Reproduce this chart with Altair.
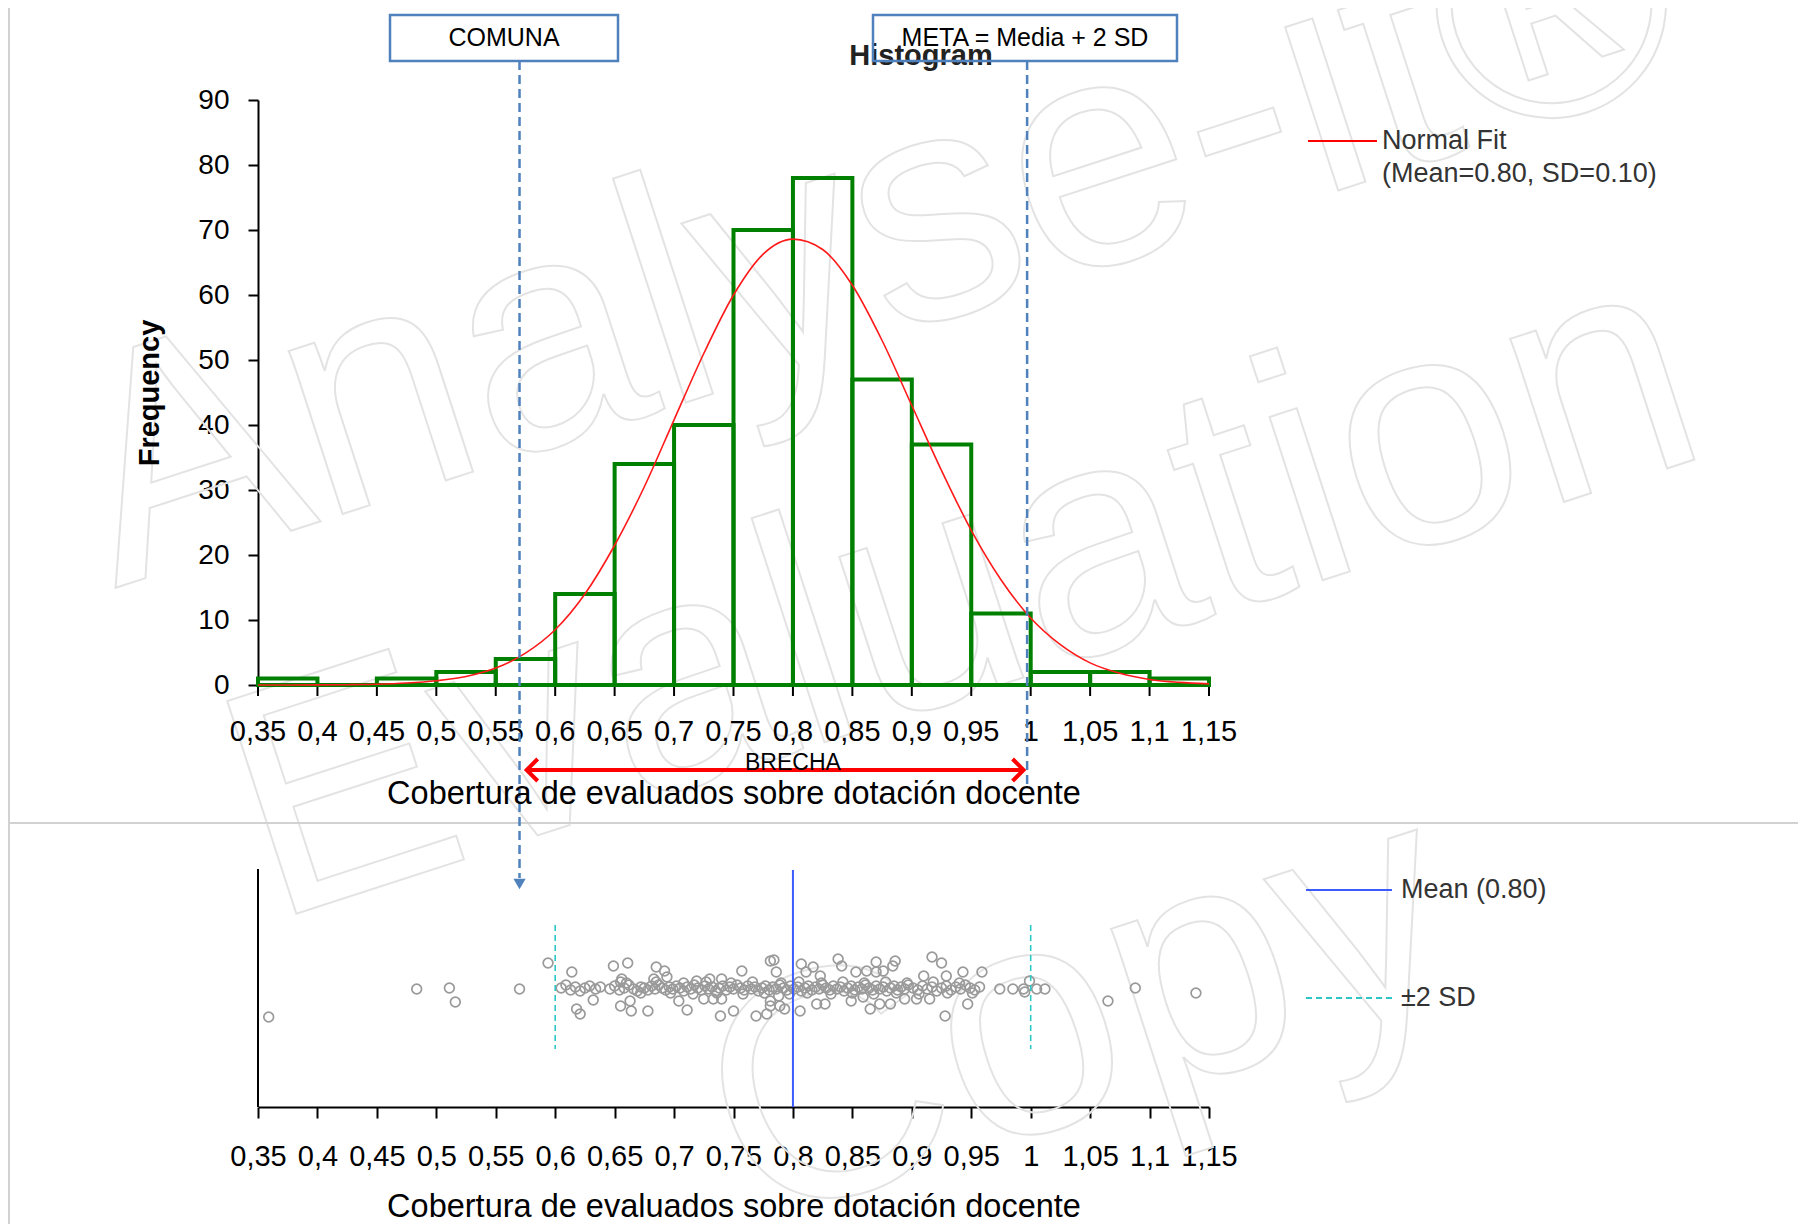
import altair as alt
import pandas as pd

# ---------------- data ----------------
bin_edges = [0.35, 0.40, 0.45, 0.50, 0.55, 0.60, 0.65, 0.70, 0.75, 0.80,
             0.85, 0.90, 0.95, 1.00, 1.05, 1.10, 1.15]
counts = [1, 0, 1, 2, 4, 14, 34, 40, 70, 78, 47, 37, 11, 2, 2, 1]

fit_x = [0.35, 0.375, 0.40, 0.425, 0.45, 0.475, 0.50, 0.525, 0.55, 0.575,
         0.60, 0.625, 0.65, 0.675, 0.70, 0.725, 0.75, 0.775, 0.80, 0.825,
         0.85, 0.875, 0.90, 0.925, 0.95, 0.975, 1.00, 1.025, 1.05, 1.075,
         1.10, 1.125, 1.15]
fit_y = [0.0, 0.01, 0.02, 0.05, 0.12, 0.3, 0.65, 1.3, 2.6, 4.9,
         8.5, 14.0, 21.5, 30.5, 40.8, 51.0, 60.0, 66.3, 68.6, 67.0,
         61.5, 53.0, 43.0, 33.0, 23.8, 16.2, 10.3, 6.2, 3.4, 1.8,
         0.85, 0.4, 0.18]

x_ticks = [0.35, 0.40, 0.45, 0.50, 0.55, 0.60, 0.65, 0.70, 0.75, 0.80,
           0.85, 0.90, 0.95, 1.00, 1.05, 1.10, 1.15]
x_labels = ["0,35", "0,4", "0,45", "0,5", "0,55", "0,6", "0,65", "0,7", "0,75",
            "0,8", "0,85", "0,9", "0,95", "1", "1,05", "1,1", "1,15"]
y_ticks = [0, 10, 20, 30, 40, 50, 60, 70, 80, 90]

# strip plot: (value, vertical jitter offset)
scatter_pts = [
    (0.359, 29), (0.4835, 1), (0.511, 0), (0.516, 14), (0.570, 1), (0.594, -25),
    (0.614, -16), (0.618, 21), (0.621, 26), (0.632, 12), (0.649, -22), (0.661, -25),
    (0.655, -6), (0.656, -9), (0.655, 18), (0.663, 13), (0.664, 23), (0.678, 23),
    (0.685, -21), (0.692, -17), (0.694, -11), (0.683, -9), (0.704, 13), (0.711, 22),
    (0.719, -7), (0.730, -9), (0.740, -9), (0.725, 11), (0.733, 11), (0.740, 11),
    (0.739, 28), (0.750, 23), (0.757, -17), (0.781, -27), (0.784, -28), (0.786, -16),
    (0.769, 28), (0.778, 26), (0.781, 18), (0.781, 13), (0.789, 18), (0.788, 8),
    (0.807, -24), (0.817, -21), (0.811, -16), (0.838, -29), (0.841, -22), (0.870, -26),
    (0.886, -27), (0.884, -22), (0.853, -16), (0.862, -17), (0.870, -16), (0.876, -17),
    (0.917, -31), (0.925, -25), (0.910, -12), (0.929, -12), (0.943, -16), (0.959, -16),
    (0.823, -12), (0.793, 21), (0.806, 23), (0.820, 16), (0.827, 16), (0.849, 13),
    (0.859, 9), (0.865, 21), (0.873, 16), (0.882, 16), (0.894, 11), (0.904, 11),
    (0.915, 11), (0.928, 28), (0.947, 16), (0.974, 1), (0.985, 1), (0.994, 1),
    (0.999, -7), (0.995, 4), (1.005, 1), (1.012, 1), (1.065, 13), (1.088, 0), (1.139, 5),
]
band_pts = [
    (0.605, 0), (0.609, -3), (0.613, 2), (0.617, -1), (0.621, 3), (0.625, 0), (0.629, -2),
    (0.634, 1), (0.638, -1), (0.646, 1), (0.650, -2), (0.654, 2), (0.658, 0), (0.662, -3),
    (0.666, 1), (0.669, 3), (0.672, -1), (0.675, 0), (0.678, 2), (0.681, -2), (0.684, 1),
    (0.687, -3), (0.690, 0), (0.693, 2), (0.696, -1), (0.699, 1), (0.702, -2), (0.705, 0),
    (0.708, 3), (0.711, -1), (0.714, 1), (0.717, -3), (0.720, 0), (0.723, 2), (0.726, -2),
    (0.729, 1), (0.732, -1), (0.735, 3), (0.738, 0), (0.741, -2), (0.744, 2), (0.747, -1),
    (0.750, 1), (0.753, -3), (0.756, 0), (0.759, 2), (0.762, -2), (0.765, 1), (0.768, -1),
    (0.771, 3), (0.774, 0), (0.777, -2), (0.780, 2), (0.783, -1), (0.786, 1), (0.789, -3),
    (0.792, 0), (0.795, 2), (0.798, -2), (0.801, 1), (0.804, -1), (0.807, 3), (0.810, 0),
    (0.813, -2), (0.816, 2), (0.819, -1), (0.822, 1), (0.825, -3), (0.828, 0), (0.831, 2),
    (0.834, -2), (0.837, 1), (0.840, -1), (0.843, 3), (0.846, 0), (0.849, -2), (0.852, 2),
    (0.855, -1), (0.858, 1), (0.861, -3), (0.864, 0), (0.867, 2), (0.870, -2), (0.873, 1),
    (0.876, -1), (0.879, 3), (0.882, 0), (0.885, -2), (0.888, 2), (0.891, -1), (0.894, 1),
    (0.897, -3), (0.901, 0), (0.905, 2), (0.909, -2), (0.913, 1), (0.917, -1), (0.921, 3),
    (0.925, 0), (0.929, -2), (0.933, 2), (0.937, -1), (0.941, 1), (0.945, -3), (0.949, 0),
    (0.953, 2), (0.957, -1),
]
band_edge_pts = [
    (0.660, -5), (0.672, 5), (0.685, -6), (0.697, 5), (0.708, -5), (0.716, 6),
    (0.727, -6), (0.736, 5), (0.748, -5), (0.758, 6), (0.766, -6), (0.776, 5),
    (0.790, -5), (0.797, 6), (0.805, -6), (0.812, 5), (0.824, -5), (0.832, 6),
    (0.842, -6), (0.850, 5), (0.860, -5), (0.868, 6), (0.878, -6), (0.887, 5),
    (0.896, -5), (0.906, 6), (0.918, -6), (0.930, 5), (0.940, -5), (0.951, 5),
]

mean_val = 0.80
sd2_vals = [0.60, 1.00]
comuna_val = 0.57
meta_val = 0.997
brecha_from, brecha_to = 0.576, 0.994

# ---------------- tables ----------------
hist_df = pd.DataFrame({"x0": bin_edges[:-1], "x1": bin_edges[1:], "count": counts})
fit_df = pd.DataFrame({"x": fit_x, "y": fit_y})
tick_df = pd.DataFrame({"x": x_ticks, "label": x_labels})
strip_df = pd.DataFrame(scatter_pts + band_pts + band_edge_pts, columns=["v", "dy"])
sd_df = pd.DataFrame({"v": sd2_vals})
one = pd.DataFrame({"k": [0]})

W, H = 951, 1007
F = "Liberation Sans, Arial, sans-serif"

XS = alt.Scale(domain=[0.35, 1.15], nice=False, zero=False)
YH = alt.Scale(domain=[0, 90], range=[585, 0], nice=False, zero=False)
YS = alt.Scale(domain=[-119, 119], range=[769, 1007], nice=False, zero=False)

x_axis = alt.Axis(values=x_ticks, labelExpr="replace(format(datum.value, '.2~f'), '.', ',')",
                  tickSize=11, tickWidth=2, tickColor="black", domainColor="black",
                  domainWidth=2, labelFontSize=29, labelFont=F, labelColor="black",
                  labelBaseline="middle", labelPadding=38, labelOverlap=False,
                  labelFlush=False, title=None, grid=False, orient="bottom")
y_axis = alt.Axis(values=y_ticks, tickSize=10, tickWidth=2, tickColor="black",
                  domainColor="black", domainWidth=2, labelFontSize=28, labelFont=F,
                  labelColor="black", labelPadding=19, title=None, grid=False, orient="left")


def xq(field):
    return alt.X(field, type="quantitative", scale=XS, axis=x_axis)


def text(s, x, y, size, color="black", bold=False, angle=0, align="center", font=F):
    kw = dict(text=s, fontSize=size, font=font, color=color, align=align,
              baseline="middle", fontWeight="bold" if bold else "normal")
    if angle:
        kw["angle"] = angle
    return alt.Chart(one).mark_text(**kw).encode(x=alt.value(x), y=alt.value(y))


def vrule(x, y1, y2, color, width=2, dash=None):
    kw = dict(color=color, strokeWidth=width)
    if dash:
        kw["strokeDash"] = dash
    return alt.Chart(one).mark_rule(**kw).encode(x=x, y=alt.value(y1), y2=alt.value(y2))


layers = []

# watermark (outlined text)
for s, x, y in [("Analyse-it®", -143, 488), ("Evaluation", 13, 822), ("Copy", 491, 1127)]:
    layers.append(alt.Chart(one).mark_text(text=s, fontSize=325, font=F, angle=342,
                                           align="left", baseline="alphabetic",
                                           fillOpacity=0, stroke="#e3e3e3", strokeWidth=2)
                  .encode(x=alt.value(x), y=alt.value(y)))

# frame lines
layers.append(alt.Chart(one).mark_rule(color="#d2d2d2", strokeWidth=2)
              .encode(x=alt.value(-250), x2=alt.value(1560), y=alt.value(-93)))
layers.append(alt.Chart(one).mark_rule(color="#d2d2d2", strokeWidth=2)
              .encode(x=alt.value(-249), y=alt.value(-93), y2=alt.value(1130)))
layers.append(alt.Chart(one).mark_rule(color="#d2d2d2", strokeWidth=2)
              .encode(x=alt.value(-250), x2=alt.value(1560), y=alt.value(723)))

# histogram x axis (drawn)
layers.append(alt.Chart(one).mark_rule(color="black", strokeWidth=2)
              .encode(x=alt.datum(0.35, scale=XS), x2=alt.datum(1.15), y=alt.value(585)))
layers.append(alt.Chart(tick_df).mark_rule(color="black", strokeWidth=2)
              .encode(x=xq("x"), y=alt.value(585), y2=alt.value(596)))
layers.append(alt.Chart(tick_df).mark_text(fontSize=29, font=F, color="black", baseline="middle")
              .encode(x=xq("x"), y=alt.value(632), text="label:N"))

# histogram bars
layers.append(alt.Chart(hist_df).mark_rect(fillOpacity=0, stroke="#008000", strokeWidth=4)
              .encode(x=xq("x0"), x2="x1",
                      y=alt.Y("count:Q", scale=YH, axis=y_axis), y2=alt.datum(0)))
# normal fit curve
layers.append(alt.Chart(fit_df).mark_line(color="#ff1a1a", strokeWidth=1.6, interpolate="monotone")
              .encode(x=xq("x"), y=alt.Y("y:Q", scale=YH, axis=None)))

# strip plot
layers.append(alt.Chart(strip_df).mark_point(shape="circle", filled=False, size=95,
                                             color="#9a9a9a", strokeWidth=1.7, opacity=1)
              .encode(x=xq("v"), y=alt.Y("dy:Q", scale=YS, axis=None)))
layers.append(alt.Chart(one).mark_rule(color="#3b5bff", strokeWidth=2)
              .encode(x=alt.datum(mean_val), y=alt.value(770), y2=alt.value(1007)))
layers.append(alt.Chart(sd_df).mark_rule(color="#2cc6c6", strokeWidth=1.6, strokeDash=[6, 4])
              .encode(x=xq("v"), y=alt.value(825), y2=alt.value(949)))
# strip y axis line
layers.append(alt.Chart(one).mark_rule(color="black", strokeWidth=2)
              .encode(x=alt.value(0), y=alt.value(769), y2=alt.value(1007)))

# annotations: COMUNA / META boxes and dashed lines
BLUE = "#4f81bd"
layers.append(vrule(alt.datum(comuna_val), -39, 778, BLUE, 2.5, [9, 5]))
layers.append(vrule(alt.datum(meta_val), -39, 684, BLUE, 2.5, [9, 5]))
layers.append(alt.Chart(one).mark_point(shape="triangle-down", filled=True, size=150,
                                        color=BLUE, opacity=1)
              .encode(x=alt.datum(comuna_val), y=alt.value(784)))
layers.append(text("Histogram", 663, -44, 29, color="#222222", bold=True))
layers.append(alt.Chart(one).mark_rect(fillOpacity=0, stroke=BLUE, strokeWidth=2.5)
              .encode(x=alt.value(132), x2=alt.value(360), y=alt.value(-85), y2=alt.value(-39)))
layers.append(alt.Chart(one).mark_rect(fillOpacity=0, stroke=BLUE, strokeWidth=2.5)
              .encode(x=alt.value(615), x2=alt.value(919), y=alt.value(-85), y2=alt.value(-39)))
layers.append(text("COMUNA", 246, -62, 25))
layers.append(text("META = Media + 2 SD", 767, -62, 25))

# BRECHA arrow
RED = "#ff0000"
layers.append(alt.Chart(one).mark_rule(color=RED, strokeWidth=4)
              .encode(x=alt.datum(brecha_from), x2=alt.datum(brecha_to), y=alt.value(670)))
layers.append(alt.Chart(one).mark_point(shape="M 1 -1 L 0 0 L 1 1", filled=False, size=484,
                                        stroke=RED, strokeWidth=4, opacity=1)
              .encode(x=alt.datum(brecha_from), y=alt.value(670)))
layers.append(alt.Chart(one).mark_point(shape="M -1 -1 L 0 0 L -1 1", filled=False, size=484,
                                        stroke=RED, strokeWidth=4, opacity=1)
              .encode(x=alt.datum(brecha_to), y=alt.value(670)))
layers.append(alt.Chart(one).mark_text(text="BRECHA", fontSize=23, font=F, color="black",
                                       baseline="middle")
              .encode(x=alt.datum(0.80), y=alt.value(663)))

# axis titles
layers.append(text("Frequency", -108, 293, 29, bold=True, angle=270))
layers.append(text("Cobertura de evaluados sobre dotación docente", 476, 694, 32.5))
layers.append(text("Cobertura de evaluados sobre dotación docente", 476, 1107, 32.5))

# legends
layers.append(alt.Chart(one).mark_rule(color=RED, strokeWidth=2)
              .encode(x=alt.value(1050), x2=alt.value(1119), y=alt.value(41)))
layers.append(text("Normal Fit", 1124, 41, 27, color="#333333", align="left"))
layers.append(text("(Mean=0.80, SD=0.10)", 1124, 74, 27, color="#333333", align="left"))
layers.append(alt.Chart(one).mark_rule(color="#3b5bff", strokeWidth=2)
              .encode(x=alt.value(1048), x2=alt.value(1134), y=alt.value(790)))
layers.append(text("Mean (0.80)", 1143, 790, 27, color="#333333", align="left"))
layers.append(alt.Chart(one).mark_rule(color="#2cc6c6", strokeWidth=2, strokeDash=[6, 4])
              .encode(x=alt.value(1048), x2=alt.value(1134), y=alt.value(898)))
layers.append(text("±2 SD", 1143, 898, 27, color="#333333", align="left"))

chart = alt.layer(*layers).resolve_scale(y="independent").properties(
    width=W, height=H,
    autosize=alt.AutoSizeParams(type="none"),
    padding={"left": 250, "top": 92, "right": 589, "bottom": 117},
    background="white",
).configure_view(strokeWidth=0)

chart.save("out.html", embed_options={"renderer": "svg", "actions": False})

-----

▶ [TO DO]: Copy nothing but the lines from the first one in the listing through the line with "import pandas as pd", and omit the pictures.

▶ [OUTPUT BELOW]:
Reproduce this chart with Altair.
import altair as alt
import pandas as pd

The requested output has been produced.